There was no immediate claim of responsibility.
But the head of police in the northwestern district of Pabna where the Shri Shri Thakur Anukulchandra Ashram is located said the killing bore the hallmarks of recent attacks by Islamist extremists on minorities and secular activists.
"There was no eye-witness to the attack as it happened very early in the morning," Alamgir Kabir told AFP.
Most of the latest attacks have been claimed either by the Islamic State group or by a South Asian branch of Al-Qaeda.
Prime Minister Sheikh Hasina's government has however blamed homegrown Islamists for the attacks, rejecting claims of responsibility from IS and Al-Qaeda.

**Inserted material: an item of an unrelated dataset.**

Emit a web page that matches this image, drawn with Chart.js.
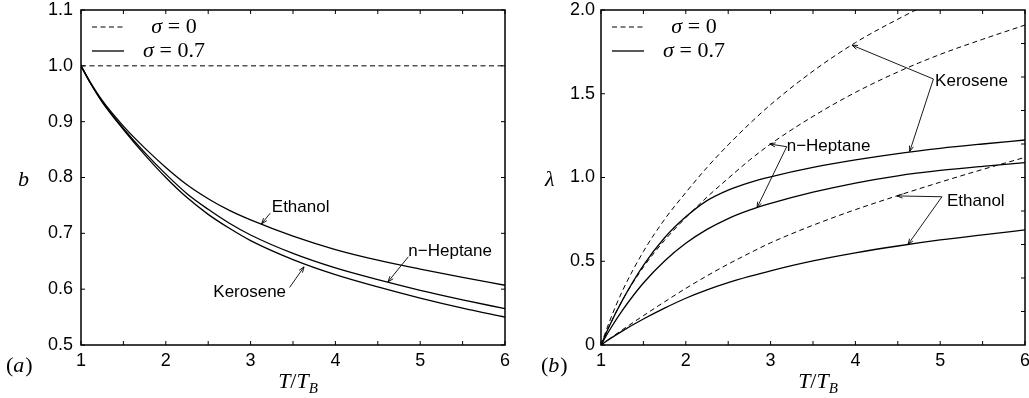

Experts say a government crackdown on opponents, including a ban on Bangladesh's largest Islamist party Jamaat-e-Islami following a protracted political crisis, has pushed many towards extremism.
Victims of the attacks by suspected Islamists have included secular bloggers, gay rights activists and followers of minority religions.
Although it is officially secular, around 90% of Bangladesh's 160 million-strong population is Muslim. Some eight percent of the population is Hindu.